- Yerilla
- Coordinates: 29°29′02″S 121°49′35″E﻿ / ﻿29.483906°S 121.826527°E
- Country: Australia
- State: Western Australia
- LGA: Shire of Menzies;
- Location: 830 km (520 mi) ENE of Perth; 105 km (65 mi) ENE of Menzies;
- Established: 1896

Government
- • State electorate: Kalgoorlie;
- • Federal division: O'Connor;
- Elevation: 383 m (1,257 ft)
- Postcode: 6438

= Yerilla, Western Australia =

Abandoned locality in Western Australia

Yerilla is an abandoned town located in the Goldfields-Esperance region in Western Australia. It is found between Kalgoorlie and Laverton.

Gold was discovered in the area in January 1895 when the Mount Catherine reef was discovered. The reef is located about 6 km south of the town and was particularly rich in alluvial gold. Another outcrop, the Queen of the Earth was discovered by the prospectors MacGregor, McAuliffe and party further from town. This sparked a gold rush to the field and by 1896 the local miners had joined together and formed a progress association and requested that a townsite be declared. The town was gazetted in November 1896.

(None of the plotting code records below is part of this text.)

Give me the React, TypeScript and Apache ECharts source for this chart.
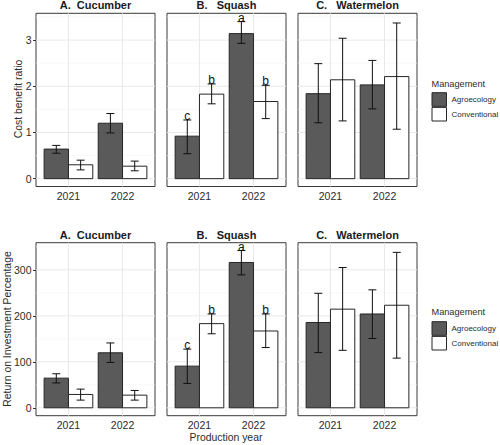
import React, { useEffect, useRef } from 'react';
import * as echarts from 'echarts';

const FONT = '"Liberation Sans", Arial, Helvetica, sans-serif';

const years = ['2021', '2022'];
const crops = ['A.\u00a0\u00a0Cucumber', 'B.\u00a0\u00a0\u00a0Squash', 'C.\u00a0\u00a0\u00a0Watermelon'];
const groups = ['Agroecology', 'Conventional'];
const legendTitle = 'Management';
const rowTitles = ['Cost benefit ratio', 'Return on Investment Percentage'];
const xTitle = 'Production year';

// Cost benefit ratio: [crop][year]
const cbrAgroMean = [[0.64, 1.2], [0.92, 3.14], [1.84, 2.03]];
const cbrAgroLow = [[0.55, 0.99], [0.54, 2.93], [1.21, 1.51]];
const cbrAgroHigh = [[0.72, 1.41], [1.27, 3.4], [2.49, 2.56]];
const cbrConvMean = [[0.3, 0.27], [1.83, 1.67], [2.14, 2.21]];
const cbrConvLow = [[0.19, 0.17], [1.62, 1.3], [1.25, 1.07]];
const cbrConvHigh = [[0.4, 0.38], [2.05, 2.02], [3.04, 3.37]];

// Return on investment percentage: [crop][year]
const roiAgroMean = [[64.5, 119.6], [90.6, 316], [185.5, 204]];
const roiAgroLow = [[54, 98.6], [52.9, 289], [120, 150.7]];
const roiAgroHigh = [[74, 141], [127.5, 342], [249, 256.5]];
const roiConvMean = [[29, 27.5], [183, 167], [214.5, 223]];
const roiConvLow = [[16.7, 16.7], [161, 131], [125, 108]];
const roiConvHigh = [[40.6, 37.7], [204, 204], [305, 338]];

// significance letters: [crop][year]
const agroLetters = [['', ''], ['c', 'a'], ['', '']];
const convLetters = [['', ''], ['b', 'b'], ['', '']];

// axis ticks
const cbrTicks = [0, 1, 2, 3];
const cbrMinor = [0.5, 1.5, 2.5, 3.5];
const roiTicks = [0, 100, 200, 300];
const roiMinor = [50, 150, 250, 350];
const yearTicks = [1, 2];

const AGRO_FILL = '#5a5a5a';
const CONV_FILL = '#ffffff';
const EDGE = '#262626';
const TEXT = '#2b2b2b';

function buildOption() {
  const colLeft = [36, 167, 298];
  const colWidth = 119;
  const rowTop = [13.3, 242.7];
  const rowHeight = [173.2, 173];
  const yMin = [-0.17, -17.2];
  const yMax = [3.58, 359];

  const rows = [
    { mean: [cbrAgroMean, cbrConvMean], low: [cbrAgroLow, cbrConvLow], high: [cbrAgroHigh, cbrConvHigh], ticks: cbrTicks, minor: cbrMinor },
    { mean: [roiAgroMean, roiConvMean], low: [roiAgroLow, roiConvLow], high: [roiAgroHigh, roiConvHigh], ticks: roiTicks, minor: roiMinor },
  ];
  const letters = [agroLetters, convLetters];

  const grid: any[] = [];
  const xAxis: any[] = [];
  const yAxis: any[] = [];
  const series: any[] = [];
  const graphic: any[] = [];

  rows.forEach((row, r) => {
    crops.forEach((crop, c) => {
      const gi = r * 3 + c;
      grid.push({
        left: colLeft[c], top: rowTop[r], width: colWidth, height: rowHeight[r],
        show: true, borderColor: '#3a3a3a', borderWidth: 1, backgroundColor: 'transparent',
      });
      xAxis.push({
        gridIndex: gi, type: 'value', min: 0.4, max: 2.6,
        axisLine: { show: false }, splitLine: { show: false },
        axisTick: { show: true, customValues: yearTicks, length: 3, lineStyle: { color: '#333', width: 1 } },
        axisLabel: {
          customValues: yearTicks, margin: 4, fontSize: 10.5, color: TEXT, fontFamily: FONT,
          formatter: (v: number) => years[Math.round(v) - 1] ?? '',
        },
      });
      yAxis.push({
        gridIndex: gi, type: 'value', min: yMin[r], max: yMax[r],
        axisLine: { show: false }, splitLine: { show: false },
        axisTick: { show: c === 0, customValues: row.ticks, length: 3, lineStyle: { color: '#333', width: 1 } },
        axisLabel: {
          show: c === 0, customValues: row.ticks, margin: 4.5, fontSize: 10.5, color: TEXT, fontFamily: FONT,
          formatter: (v: number) => String(Math.round(v)),
        },
      });

      // grid lines (drawn behind the bars)
      const gl: number[][] = [];
      row.ticks.forEach((t) => gl.push([0, t, 0]));
      row.minor.forEach((t) => { if (t < yMax[r]) gl.push([0, t, 1]); });
      yearTicks.forEach((t) => gl.push([1, t, 0]));
      series.push({
        type: 'custom', xAxisIndex: gi, yAxisIndex: gi, z: 1, silent: true,
        encode: { x: 1, y: 1 },
        itemStyle: { color: '#e9e9e9' },
        data: gl,
        renderItem: (params: any, api: any) => {
          const cs = params.coordSys;
          const kind = api.value(0);
          const v = api.value(1);
          const minor = api.value(2) === 1;
          const stroke = minor ? '#f4f4f4' : '#e9e9e9';
          if (kind === 0) {
            const p = api.coord([1.5, v]);
            return { type: 'line', shape: { x1: cs.x, y1: p[1], x2: cs.x + cs.width, y2: p[1] }, style: { stroke, lineWidth: minor ? 0.6 : 1 } };
          }
          const p = api.coord([v, 0]);
          return { type: 'line', shape: { x1: p[0], y1: cs.y, x2: p[0], y2: cs.y + cs.height }, style: { stroke, lineWidth: 1 } };
        },
      });

      // bars + error bars
      const items: any[] = [];
      years.forEach((_, yi) => {
        [0, 1].forEach((g) => {
          items.push({
            x: yi + 1 + (g === 0 ? -0.225 : 0.225),
            mean: row.mean[g][c][yi],
            low: row.low[g][c][yi],
            high: row.high[g][c][yi],
            g,
            letter: letters[g][c][yi],
          });
        });
      });
      series.push({
        type: 'custom', name: 'bars', xAxisIndex: gi, yAxisIndex: gi, z: 2, silent: true,
        encode: { x: 0, y: 1 },
        itemStyle: { color: AGRO_FILL },
        data: items.map((it) => [it.x, it.mean]),
        renderItem: (params: any, api: any) => {
          const it = items[params.dataIndex];
          const x = api.value(0);
          const y = api.value(1);
          const p1 = api.coord([x - 0.225, y]);
          const p2 = api.coord([x + 0.225, 0]);
          return {
            type: 'rect',
            shape: { x: p1[0], y: p1[1], width: p2[0] - p1[0], height: p2[1] - p1[1] },
            style: { fill: it.g === 0 ? AGRO_FILL : CONV_FILL, stroke: EDGE, lineWidth: 1 },
          };
        },
      });
      series.push({
        type: 'custom', name: 'errors', xAxisIndex: gi, yAxisIndex: gi, z: 3, silent: true,
        encode: { x: 0, y: [1, 2] },
        itemStyle: { color: '#111111' },
        data: items.map((it) => [it.x, it.low, it.high]),
        renderItem: (params: any, api: any) => {
          const it = items[params.dataIndex];
          const x = api.value(0);
          const lo = api.coord([x, api.value(1)]);
          const hi = api.coord([x, api.value(2)]);
          const half = 4;
          const st = { stroke: '#111111', lineWidth: 1 };
          const children: any[] = [
            { type: 'line', shape: { x1: lo[0], y1: lo[1], x2: hi[0], y2: hi[1] }, style: st },
            { type: 'line', shape: { x1: lo[0] - half, y1: lo[1], x2: lo[0] + half, y2: lo[1] }, style: st },
            { type: 'line', shape: { x1: hi[0] - half, y1: hi[1], x2: hi[0] + half, y2: hi[1] }, style: st },
          ];
          if (it.letter) {
            children.push({
              type: 'text', x: hi[0], y: hi[1] + 2,
              style: { text: it.letter, fill: '#111111', fontSize: 12, fontFamily: FONT, align: 'center', verticalAlign: 'bottom' },
            });
          }
          return { type: 'group', children };
        },
      });

      // strip title
      graphic.push({
        type: 'text', x: colLeft[c] + colWidth / 2, y: r === 0 ? 5.3 : 234.5,
        style: { text: crop, fill: '#1a1a1a', font: `bold 11px ${FONT}`, align: 'center', verticalAlign: 'middle' },
      });
    });

    // y axis title
    graphic.push({
      type: 'text', x: r === 0 ? 18 : 7.5, y: r === 0 ? 99 : 329, rotation: Math.PI / 2,
      style: { text: rowTitles[r], fill: TEXT, font: `10.4px ${FONT}`, align: 'center', verticalAlign: 'middle' },
    });

    // legend
    const lt = r === 0 ? 83.5 : 311.7;
    const keyTop = r === 0 ? 92.7 : 321.7;
    graphic.push({
      type: 'text', x: 431.5, y: lt,
      style: { text: legendTitle, fill: TEXT, font: `9.2px ${FONT}`, align: 'left', verticalAlign: 'middle' },
    });
    groups.forEach((gname, g) => {
      const top = keyTop + g * 14.7;
      graphic.push({
        type: 'rect', shape: { x: 432, y: top, width: 14.5, height: 13.6 },
        style: { fill: g === 0 ? AGRO_FILL : CONV_FILL, stroke: EDGE, lineWidth: 1 },
      });
      graphic.push({
        type: 'text', x: 451.5, y: top + 6.8,
        style: { text: gname, fill: TEXT, font: `8px ${FONT}`, align: 'left', verticalAlign: 'middle' },
      });
    });
  });

  graphic.push({
    type: 'text', x: 226, y: 437.7,
    style: { text: xTitle, fill: TEXT, font: `10.4px ${FONT}`, align: 'center', verticalAlign: 'middle' },
  });

  return {
    animation: false,
    backgroundColor: '#ffffff',
    grid, xAxis, yAxis, series, graphic,
  };
}

export default function App() {
  const ref = useRef<HTMLDivElement>(null);
  useEffect(() => {
    if (!ref.current) return;
    const chart = echarts.init(ref.current, null, { renderer: 'svg' });
    chart.setOption(buildOption() as any);
    return () => chart.dispose();
  }, []);
  return <div ref={ref} style={{ position: 'absolute', left: 0, top: 0, width: 500, height: 445 }} />;
}
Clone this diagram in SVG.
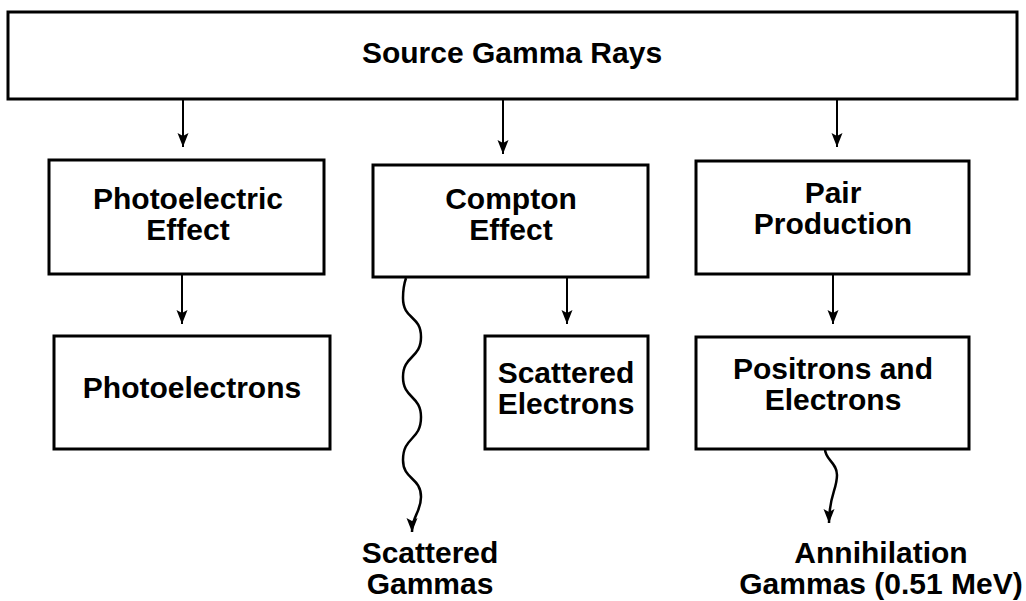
<svg xmlns="http://www.w3.org/2000/svg" width="1026" height="601" viewBox="0 0 1026 601">
  <style>
    .box { fill: #ffffff; stroke: #000000; stroke-width: 3; }
    .lbl { font-family: "Liberation Sans", Arial, Helvetica, sans-serif; font-weight: bold; font-size: 30px; fill: #000000; text-anchor: middle; }
    .edge { fill: none; stroke: #000000; stroke-width: 2; }
    .wave { fill: none; stroke: #000000; stroke-width: 2.5; }
  </style>
  <defs>
    <marker id="arrow" markerUnits="userSpaceOnUse" markerWidth="14" markerHeight="12" viewBox="0 0 14 12" refX="14" refY="6" orient="auto">
      <path d="M0,0.5 L14,6 L0,11.5 L3,6 Z" fill="#000000"/>
    </marker>
  </defs>

  <rect width="1026" height="601" fill="#ffffff"/>

  <g id="source">
    <rect class="box" x="8" y="12" width="1009" height="87"/>
    <text class="lbl" x="512" y="63">Source Gamma Rays</text>
  </g>

  <g id="photoelectric">
    <rect class="box" x="49" y="160" width="275" height="114"/>
    <text class="lbl" x="188" y="209">Photoelectric</text>
    <text class="lbl" x="188" y="240">Effect</text>
  </g>

  <g id="compton">
    <rect class="box" x="373" y="165" width="275" height="112"/>
    <text class="lbl" x="511" y="209">Compton</text>
    <text class="lbl" x="511" y="240">Effect</text>
  </g>

  <g id="pair">
    <rect class="box" x="696" y="161" width="273" height="113"/>
    <text class="lbl" x="833" y="203">Pair</text>
    <text class="lbl" x="833" y="234">Production</text>
  </g>

  <g id="photoelectrons">
    <rect class="box" x="54" y="336" width="276" height="113"/>
    <text class="lbl" x="192" y="398">Photoelectrons</text>
  </g>

  <g id="scattered-electrons">
    <rect class="box" x="485" y="336" width="163" height="113"/>
    <text class="lbl" x="566" y="383">Scattered</text>
    <text class="lbl" x="566" y="414">Electrons</text>
  </g>

  <g id="positrons">
    <rect class="box" x="696" y="337" width="273" height="112"/>
    <text class="lbl" x="833" y="379">Positrons and</text>
    <text class="lbl" x="833" y="410">Electrons</text>
  </g>

  <g id="scattered-gammas">
    <text class="lbl" x="430" y="563">Scattered</text>
    <text class="lbl" x="430" y="594">Gammas</text>
  </g>

  <g id="annihilation">
    <text class="lbl" x="881" y="563">Annihilation</text>
    <text class="lbl" x="881" y="594">Gammas (0.51 MeV)</text>
  </g>

  <g id="connectors">
    <line class="edge" x1="183" y1="100" x2="183" y2="147" marker-end="url(#arrow)"/>
    <line class="edge" x1="503" y1="100" x2="503" y2="154" marker-end="url(#arrow)"/>
    <line class="edge" x1="837" y1="100" x2="837" y2="147" marker-end="url(#arrow)"/>
    <line class="edge" x1="182" y1="275" x2="182" y2="324" marker-end="url(#arrow)"/>
    <line class="edge" x1="567" y1="278" x2="567" y2="324" marker-end="url(#arrow)"/>
    <line class="edge" x1="833" y1="275" x2="833" y2="324" marker-end="url(#arrow)"/>
    <!-- wavy photon paths -->
    <path class="wave" d="M406,278 C404,284 403,291 403,298 C403,320 421,315 421,337 C421,359 403,355 403,377 C403,399 421,395 421,417 C421,441 403,436 403,460 C403,480 421,477 421,497 C421,512 412,516 412,532" marker-end="url(#arrow)"/>
    <path class="wave" d="M825,449 C825,460 837,462 837,475 C837,490 829,495 829,523" marker-end="url(#arrow)"/>
  </g>
</svg>
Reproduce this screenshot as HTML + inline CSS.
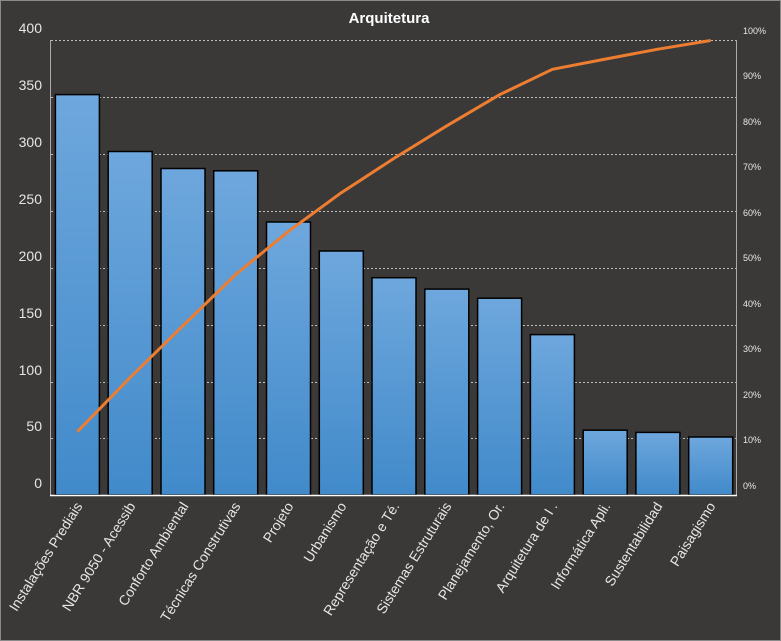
<!DOCTYPE html>
<html><head><meta charset="utf-8"><style>
html,body{margin:0;padding:0;background:#3a3938;}
svg{display:block;font-family:"Liberation Sans",sans-serif;}
</style></head><body>
<svg width="781" height="641" viewBox="0 0 781 641" xmlns="http://www.w3.org/2000/svg">
<defs><linearGradient id="g" x1="0" y1="0" x2="0" y2="1"><stop offset="0" stop-color="#6ea7dd"/><stop offset="1" stop-color="#418aca"/></linearGradient></defs>
<rect x="0.5" y="0.5" width="780" height="640" fill="#3a3938" stroke="#8a8a8a"/>
<text x="389" y="23" text-anchor="middle" fill="#fff" font-size="15" font-weight="bold">Arquitetura</text>
<g stroke="#bdbdbd" stroke-dasharray="2,2" stroke-width="1">
<line x1="51" y1="40.5" x2="737" y2="40.5"/><line x1="51" y1="97.5" x2="737" y2="97.5"/><line x1="51" y1="154.5" x2="737" y2="154.5"/><line x1="51" y1="211.5" x2="737" y2="211.5"/><line x1="51" y1="268.5" x2="737" y2="268.5"/><line x1="51" y1="325.5" x2="737" y2="325.5"/><line x1="51" y1="382.5" x2="737" y2="382.5"/><line x1="51" y1="438.5" x2="737" y2="438.5"/>
</g>
<line x1="50.5" y1="40" x2="50.5" y2="495" stroke="#aaa"/>
<line x1="736.5" y1="40" x2="736.5" y2="495" stroke="#aaa"/>
<g fill="url(#g)" stroke="#000" stroke-width="1.5">
<rect x="55.4" y="94.6" width="44" height="400.4"/>
<rect x="108.2" y="151.5" width="44" height="343.5"/>
<rect x="161" y="168.5" width="44" height="326.5"/>
<rect x="213.7" y="170.8" width="44" height="324.2"/>
<rect x="266.5" y="222" width="44" height="273"/>
<rect x="319.3" y="251" width="44" height="244"/>
<rect x="372" y="277.7" width="44" height="217.3"/>
<rect x="424.8" y="289.1" width="44" height="205.9"/>
<rect x="477.6" y="298.2" width="44" height="196.8"/>
<rect x="530.4" y="334.6" width="44" height="160.4"/>
<rect x="583.2" y="430.2" width="44" height="64.8"/>
<rect x="635.9" y="432.4" width="44" height="62.6"/>
<rect x="688.7" y="437" width="44" height="58"/>
</g>
<line x1="50" y1="495.5" x2="737" y2="495.5" stroke="#fff" stroke-width="1.5"/>
<polyline fill="none" stroke="#ed7d31" stroke-width="3" stroke-linejoin="round" points="77.4,431.7 130.2,377.4 183,325.7 235.7,274.5 288.5,231.3 341.3,192.7 394,158.4 446.8,125.8 499.6,94.7 552.4,69.3 605.2,59.1 657.9,49.2 710.7,40.5"/>
<g fill="#e6e6e6" font-size="14" text-anchor="end">
<text x="42" y="33">400</text><text x="42" y="90">350</text><text x="42" y="147">300</text><text x="42" y="204">250</text><text x="42" y="261">200</text><text x="42" y="318">150</text><text x="42" y="375">100</text><text x="42" y="431">50</text><text x="42" y="488">0</text>
</g>
<g fill="#e6e6e6" font-size="9" text-anchor="start">
<text x="743" y="34">100%</text><text x="743" y="79">90%</text><text x="743" y="125">80%</text><text x="743" y="170">70%</text><text x="743" y="216">60%</text><text x="743" y="261">50%</text><text x="743" y="307">40%</text><text x="743" y="352">30%</text><text x="743" y="398">20%</text><text x="743" y="443">10%</text><text x="743" y="489">0%</text>
</g>
<g fill="#e6e6e6" font-size="14" text-anchor="end">
<text transform="translate(83,506) rotate(-58)">Instalações Prediais</text>
<text transform="translate(136,506) rotate(-58)">NBR 9050 - Acessib</text>
<text transform="translate(189,506) rotate(-58)">Conforto Ambiental</text>
<text transform="translate(241,506) rotate(-58)">Técnicas Construtivas</text>
<text transform="translate(294,506) rotate(-58)">Projeto</text>
<text transform="translate(347,506) rotate(-58)">Urbanismo</text>
<text transform="translate(400,506) rotate(-58)">Representação e Té.</text>
<text transform="translate(452,506) rotate(-58)">Sistemas Estruturais</text>
<text transform="translate(505,506) rotate(-58)">Planejamento, Or.</text>
<text transform="translate(558,506) rotate(-58)">Arquitetura de I .</text>
<text transform="translate(611,506) rotate(-58)">Informática Apli.</text>
<text transform="translate(663,506) rotate(-58)">Sustentabilidad</text>
<text transform="translate(716,506) rotate(-58)">Paisagismo</text>
</g>
</svg>
</body></html>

A police station situated in McKinery Street commenced operations in July 1897 with Constable L. McDonald initially manning the station. A post office and four hotels were open in town in 1898:
- the Commercial Hotel,
- the Smith Hotel (later named the Never Never Hotel),
- the Royal Hotel and
- the Yerilla Hotel.

A coach service from Coolgardie via Menzies and Yerilla to Pennyweight Point operated weekly in 1898. A battery was erected in the area by working leaseholders some time after 1895, but was poorly patronised so by 1900 it was dismantled and taken to Niagara.

The abandoned townsite is situated within the boundaries of Yerilla Station.